Intentionally Nasty

April 13, 2024 Josef Göbbels Culture Wars Propaganda Donald Trump

Coventry Cathedral in ruins. (Warwickshire County Record Office reference PH(N) 600/279/1)Coventry Cathedral in ruins. (Warwickshire County Record Office reference PH(N) 600/279/1)

Following the destruction of Coventry by German bombers in 1940, Josef Göbbels reportedly started to use the term coventrieren to refer to bombing campaigns in other places.

Göbbels, of course, was the Reich’s chief propagandist, a die-hard Nazi and pioneer in his use—and abuse—of words for political aims. In equal parts cruel and gloating, coventrieren was precisely how this man played to the worst instincts of his audience, steamrolling any misgivings.

What strikes me about this particular example was the undeniable nastiness: I have a hard time believing that someone who weaponizes a war crime can credibly think of himself as the good guy”, just like SS troops wearing skulls on their caps can’t possibly have believed they were doing good.

Instead, these examples demonstrate how the nazis didn’t care for anything beyond their immediate aims, let alone for the hundreds or thousands who died in Coventry: Göbbels cared about an effective message, about cold-bloodily leveraging one gruesome story to bring about the next.

To bring this back to the present moment: Much has been said about culture war discourse, but a marked quality of it is just how intentionally nasty is it.
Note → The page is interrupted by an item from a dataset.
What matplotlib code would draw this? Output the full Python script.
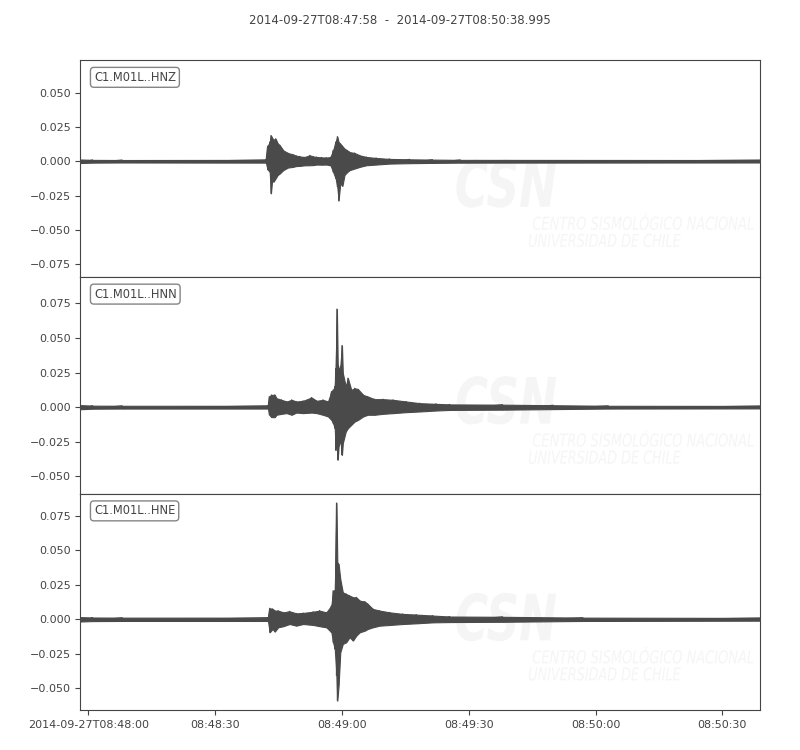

This is a lasting legacy of Donald Trump, no matter if he is re-elected or not. Trump made the unsayable sayable, he normalized a nasty, vindictive discourse that previously only existed in the tabloid headlines. Now we now find it everywhere: Debate is about slamming your political opponent, it’s about owning” the rival, ridiculing their intelligence, and it’s become entirely normal to dehumanize people and minorities to acquire political gain.

It’s a discourse that wouldn’t be allowed on a playground, and yet it’s slowly enveloping us all, one broken taboo at a time.